Everyone involved deserves blame here. The script is terrible, the direction is flat, the special effects are unremarkable, and the entire concept is just cynically and unforgivably lazy. There is no joy, no message, no meaning, and no point. ("What's the meaning of Easter? Who gives a damn, we've already got their $12.")  Laurie should be ashamed, Marsden should be unemployed, Brand should get a new agent, and Azaria—not for the first time in his career—should give half his paycheck to some Hispanic anti-defamation league.

Admittedly, I'm not the target audience for this movie. But with a PG rating, repeated out-of-place references to Hugh Hefner and David Hasselhoff, and a script that would bore even the dullest four year-old into catatonia, one is forced to wonder: just who exactly is the target audience for this bilge? The theater where I saw it was encouragingly empty, and I was relieved to see that the few children in attendance didn’t seem to enjoy Hop any more than I did. I heard exactly one laugh, which was for the line—featured in the trailer—where Fred observes to E.B., "You poop candy." This is exactly the same number of laughs you would get saying the word “poop” to any small child, in any context: you don't need to spend $20 million to get it.

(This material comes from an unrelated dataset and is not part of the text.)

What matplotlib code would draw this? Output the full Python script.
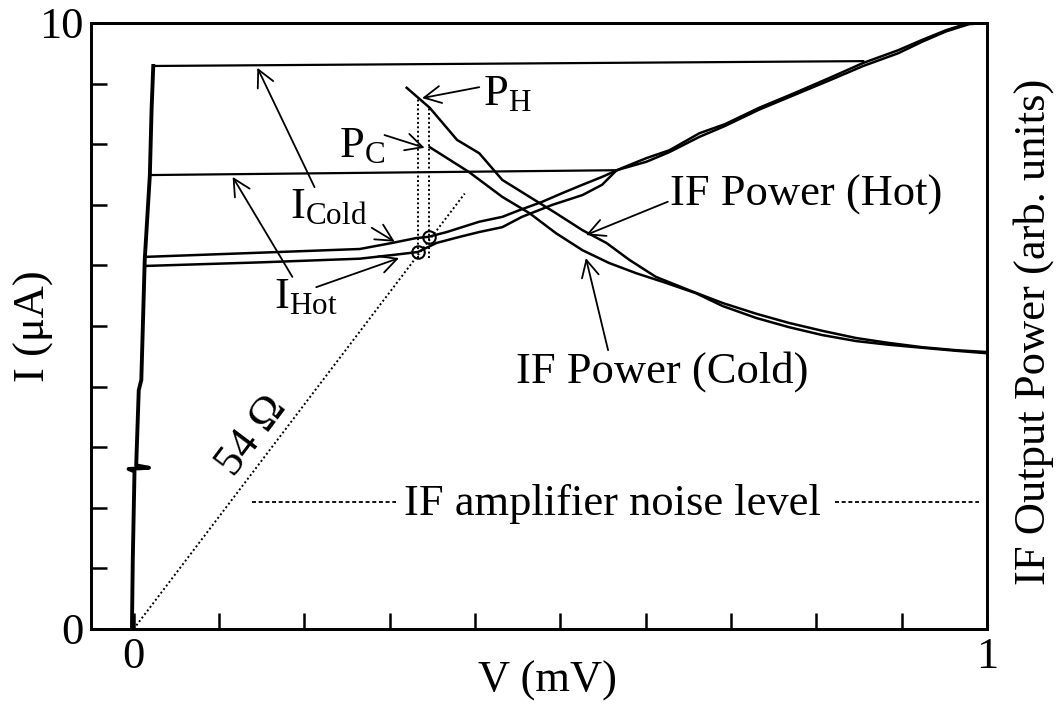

Candy-colored crap is a pretty good metaphor for this movie, but even that makes it sound like harmless kiddie fare, when in reality it is so, so much worse than that. Before subjecting your children to Hop, ask yourself: Do you hate them? Do you want them to be stupid? Do you want them to suffer? If the answer to all three questions is No, your children probably deserve better than this sugary turd of a film.